Tuesday, August 21, 2018

The Difference between Means and Medians



Wonderful World

Don't know much about algebra,
Don't know what a slide rule is for

If you don’t understand math, then you may get talked into supporting some decisions that are not in your own best interest.

Teen Talk Barbie is right “Math is Hard”. But that doesn’t mean that you shouldn’t try to understand math. If you don’t understand some basic concepts of math, then you can get some unexpected results. One of those is that increasing the average, also known as the mean, does not make things better for the typical person. The average, mean, household income is total income divided by total households.
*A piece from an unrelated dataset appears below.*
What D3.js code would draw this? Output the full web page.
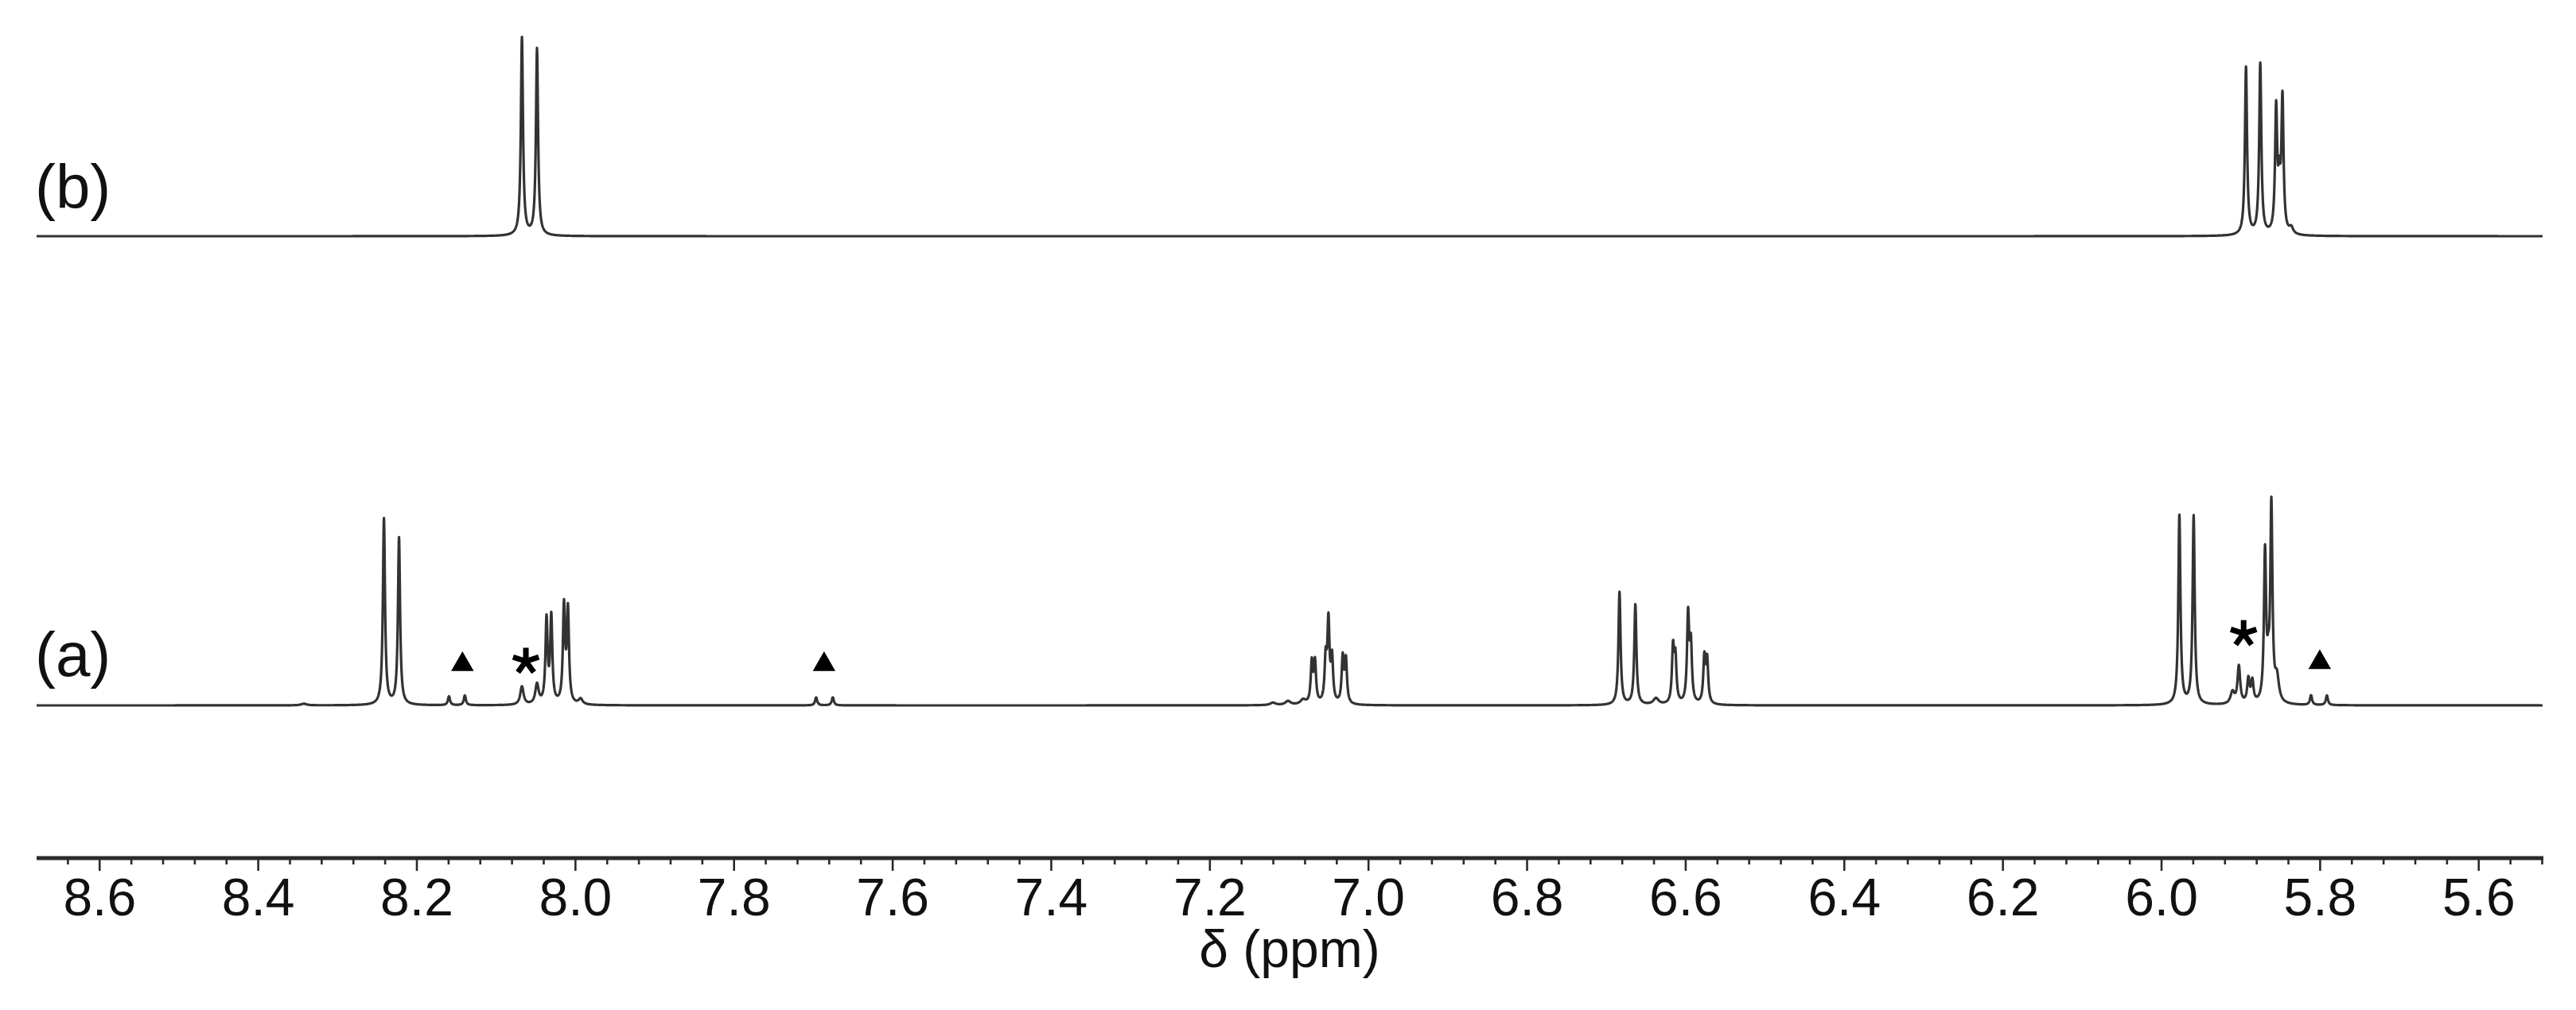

The median household income, the income of the middle, is the income at which 50% of the households have incomes that are higher, and 50% of the households have incomes that are lower. When the median and the mean ( as well as another statistic called the mode) are the same, the name of that is a normal distribution. When their difference becomes greater, should that be called abnormal? To illustrate this, consider the Town of Duckburg, home of Uncle Scrooge McDuck.

In the town of Duckburg, 1,000 households have an income of $50,000 per year while Scrooge McDuck has an income of $5 million per year. The mean, average, income of all households is almost $54,945 per year, while the median, 50th percentile, income of the households is $50,000. The town is going to receive new income of $10 million per year but they have to decide how to divide this new income among the households in the town.

Scrooge says that his income is over 9100% of the mean income, so he should get most of that new income. However, he says that he wants to be generous, and suggests that he should only get 50% of that new income and the other $5 million should be shared among the rest of the households. This increases Scrooge McDuck’s income from $5 million to $10 million per year, while the other duck households increase from $50,000 to $55,000 per year. However, while the mean income increased by almost $10,000 to $64,935 , the median income only increased by only $5,000 to $55,000. The problem is that while Scrooge’s income was over 9100% of the mean income, it was only 9.9% of the total income of all households in Duckburg. To keep the income distribution the same, he and every other household should each only get a 9.9% increase in income. Not a 100% increase for Scrooge and a 10% increase for all other households. Since total income increases by 9.9%, if every household’s income had gotten an increase of 9.9%, including Scrooge’s, then the gap between mean and median income would not have increased.

Might giving most of the new income to Scrooge McDuck have been a good idea? Would he be more likely than most households to use that income to increase the economy, as supply side economics believes, where you accept becoming less equitable but possibly more productive? Maybe, but fans of Uncle Scrooge know the most likely outcome would be that Scrooge would only increase the amount of money in his vault, in which he will swim.